Swift wrote:Rommie wrote: One of the interesting things he said was what amazed him about the US is unlike in the communist days in the USSR the propaganda in the US is far more effective- no one believed propaganda in the commie days but now so many Americans genuinely do.
I can't speak to the USSR, but the people in the US that believe this tripe want to believe in this tripe.
For example, it is much more comforting to God-fearing good Christians to believe that the people in the US going to bed hungry at night are worthless, lazy, dope-smoking n-words who would rather collect welfare (steal money from real people) then work any of the good, character building jobs that are sitting waiting for them. That is a much more comforting image than the children of the working poor, who's parents can only find very-part-time jobs at McD's and Burger King, work two of those jobs, but still can't keep food on the table until the end of the month.
This comes to mind:
Kurt Vonnegut wrote:Congressman Nixon had asked me why, as the son of immigrants who had been treated so well by Americans, as a man who had been treated like a son and been sent to Harvard by an American capitalist, I had been so ungrateful to the American economic system.

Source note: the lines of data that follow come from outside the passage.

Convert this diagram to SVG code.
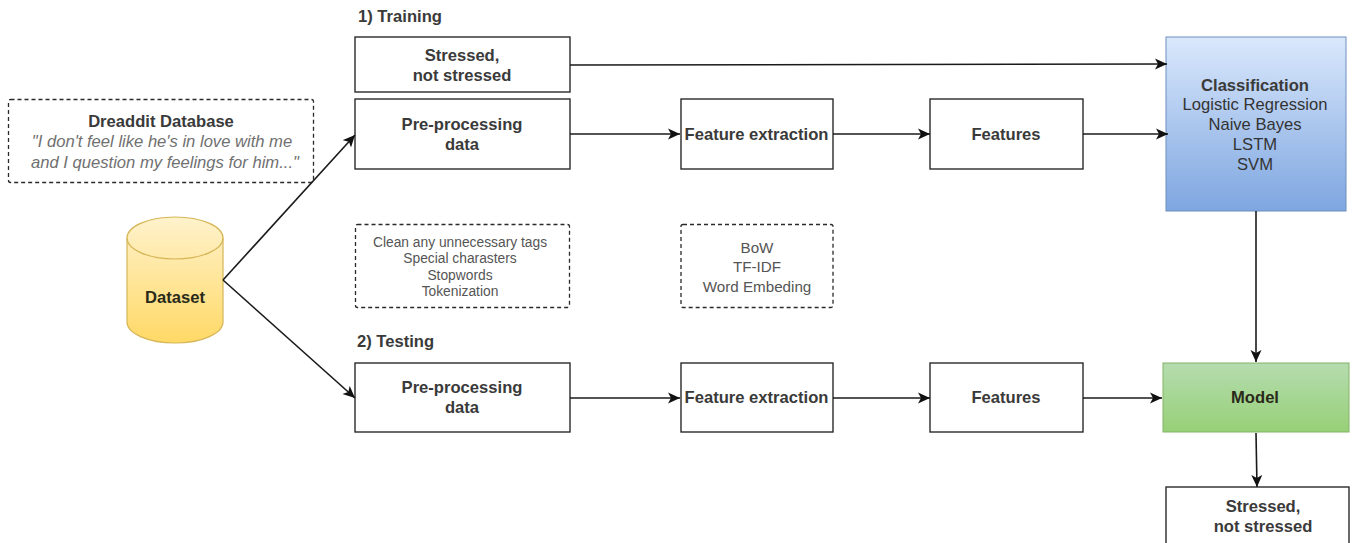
<svg xmlns="http://www.w3.org/2000/svg" width="1356" height="543" viewBox="0 0 1356 543">
<style>
text{font-family:"Liberation Sans",Arial,sans-serif;font-size:16.6px;text-anchor:middle;fill:#333;transform:translateY(.8px)}
.b{font-weight:bold;fill:#3a3a3a}
.box{fill:#fff;stroke:#2a2a2a;stroke-width:1.4}
.dash{fill:#fff;stroke:#2a2a2a;stroke-width:1.3;stroke-dasharray:4 3}
.c{fill:none;stroke:#1a1a1a;stroke-width:1.6;marker-end:url(#a)}
.s{font-size:13.8px;fill:#555}
.m{font-size:15.2px;fill:#555}
.i{font-style:italic;fill:#707070}
.l{text-anchor:start;font-weight:bold;fill:#3a3a3a}
.k{font-weight:bold;fill:#2a2a1a}
</style>
<defs>
<marker id="a" markerUnits="userSpaceOnUse" markerWidth="13" markerHeight="13" refX="12" refY="6" orient="auto"><path d="M0 0.500L12 6L0 11.500L3 6Z" fill="#111"/></marker>
<linearGradient id="y" x1="0" y1="0" x2="0" y2="1"><stop offset="0" stop-color="#fff2cc"/><stop offset="1" stop-color="#ffd966"/></linearGradient>
<linearGradient id="bl" x1="0" y1="0" x2="0" y2="1"><stop offset="0" stop-color="#dae8fc"/><stop offset="1" stop-color="#7ea6e0"/></linearGradient>
<linearGradient id="g" x1="0" y1="0" x2="0" y2="1"><stop offset="0" stop-color="#b5dcaf"/><stop offset="1" stop-color="#97d077"/></linearGradient>
</defs>
<text class="l" x="358" y="21">1) Training</text>
<text class="l" x="357" y="346">2) Testing</text>
<g id="stressed-top"><rect class="box" x="355" y="37" width="215" height="55"/><text class="b" x="462" y="60">Stressed,</text><text class="b" x="462" y="80">not stressed</text></g>
<g id="pre1"><rect class="box" x="355" y="99" width="215" height="70"/><text class="b" x="462" y="129">Pre-processing</text><text class="b" x="462" y="149">data</text></g>
<g id="fe1"><rect class="box" x="681" y="99" width="152" height="70"/><text class="b" x="756.500" y="139">Feature extraction</text></g>
<g id="f1"><rect class="box" x="930" y="99" width="153" height="70"/><text class="b" x="1006" y="139">Features</text></g>
<g id="db-note"><rect class="dash" x="8.500" y="99.500" width="305" height="83" rx="2"/><text class="b" x="161" y="126">Dreaddit Database</text><text class="i" x="162" y="146">"I don't feel like he's in love with me</text><text class="i" x="165" y="167">and I question my feelings for him..."</text></g>
<g id="dataset"><path d="M127 238A48 21 0 0 1 223 238V322A48 21 0 0 1 127 322Z" fill="url(#y)" stroke="#d6b656" stroke-width="1.2"/><path d="M127 238A48 21 0 0 0 223 238" fill="none" stroke="#d6b656" stroke-width="1.2"/><text class="k" x="175" y="302">Dataset</text></g>
<g id="clean-note"><rect class="dash" x="355.500" y="224.500" width="214" height="83" rx="2"/><text class="s" x="460" y="246">Clean any unnecessary tags</text><text class="s" x="460" y="262">Special charasters</text><text class="s" x="460" y="279">Stopwords</text><text class="s" x="460" y="295">Tokenization</text></g>
<g id="feat-note"><rect class="dash" x="681" y="224.500" width="152" height="83" rx="2"/><text class="m" x="757" y="252">BoW</text><text class="m" x="757" y="271">TF-IDF</text><text class="m" x="757" y="291">Word Embeding</text></g>
<g id="pre2"><rect class="box" x="355" y="363" width="215" height="69"/><text class="b" x="462" y="392">Pre-processing</text><text class="b" x="462" y="412">data</text></g>
<g id="fe2"><rect class="box" x="681" y="363" width="152" height="69"/><text class="b" x="756.500" y="402">Feature extraction</text></g>
<g id="f2"><rect class="box" x="930" y="363" width="153" height="69"/><text class="b" x="1006" y="402">Features</text></g>
<g id="classification"><rect x="1166" y="37" width="180" height="174" fill="url(#bl)" stroke="#6c8ebf" stroke-width="1"/><text class="b" x="1255" y="90">Classification</text><text x="1255" y="109">Logistic Regression</text><text x="1255" y="129">Naive Bayes</text><text x="1255" y="149">LSTM</text><text x="1255" y="169">SVM</text></g>
<g id="model"><rect x="1163" y="363" width="186" height="69" fill="url(#g)" stroke="#82b366" stroke-width="1"/><text class="k" x="1255" y="402">Model</text></g>
<g id="output"><rect class="box" x="1166" y="487" width="183" height="60"/><text class="b" x="1263" y="511">Stressed,</text><text class="b" x="1263" y="531">not stressed</text></g>
<g id="connectors">
<path class="c" d="M570 65L1167 64"/>
<path class="c" d="M570 134L680 134"/>
<path class="c" d="M833 134L930 134"/>
<path class="c" d="M1083 134L1168 134"/>
<path class="c" d="M223 280L355 135"/>
<path class="c" d="M223 280L355 398"/>
<path class="c" d="M570 398L680 398"/>
<path class="c" d="M833 398L930 398"/>
<path class="c" d="M1083 398L1162 398"/>
<path class="c" d="M1256 211L1256 362"/>
<path class="c" d="M1256 433L1257 487"/>
</g>
</svg>
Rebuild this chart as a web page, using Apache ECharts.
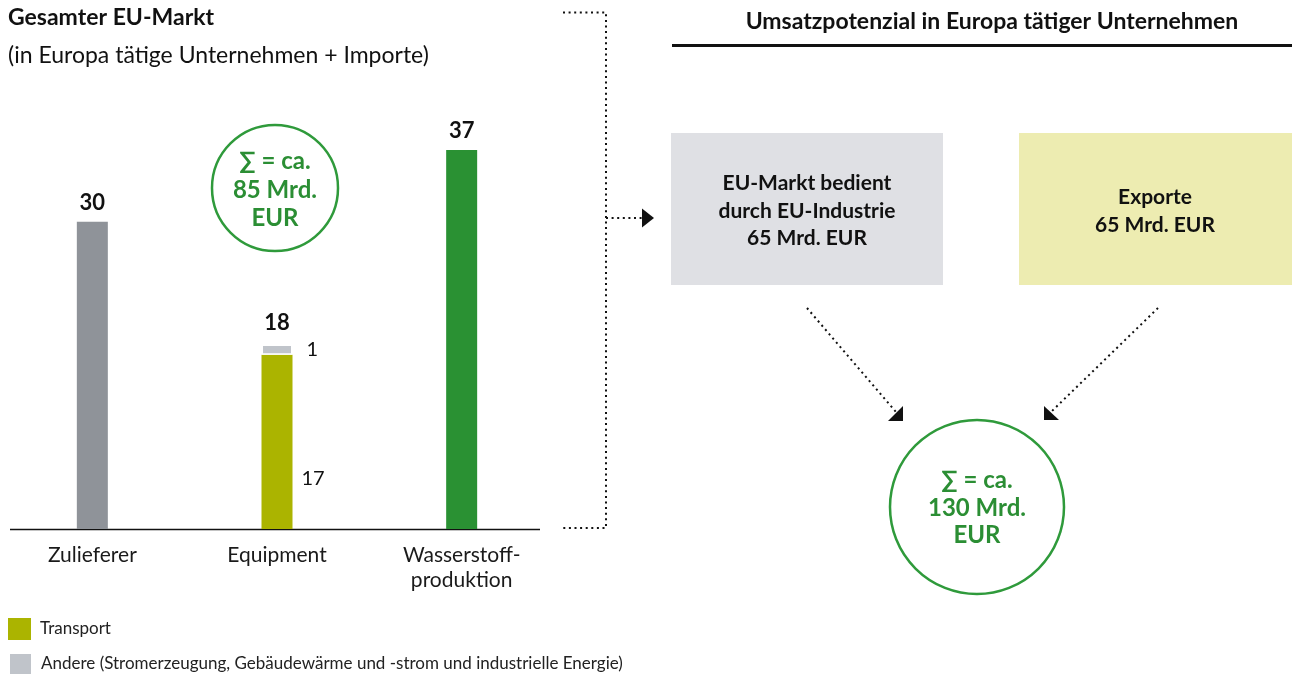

The answer I gave him was not original. Nothing about me has ever been original. I repeated what my one-time hero, Kenneth Whistler, had said in reply to the same general sort of question long, long ago. Whistler had been a witness at a trial of strikers accused of violence. The judge had become curious about him, had asked him why such a well-educated man from such a good family would so immerse himself in the working class.
My stolen answer to Nixon was this: "Why? The Sermon on the Mount, sir."
I miss Vonnegut- like mike, he would've had so many good observations on current politics.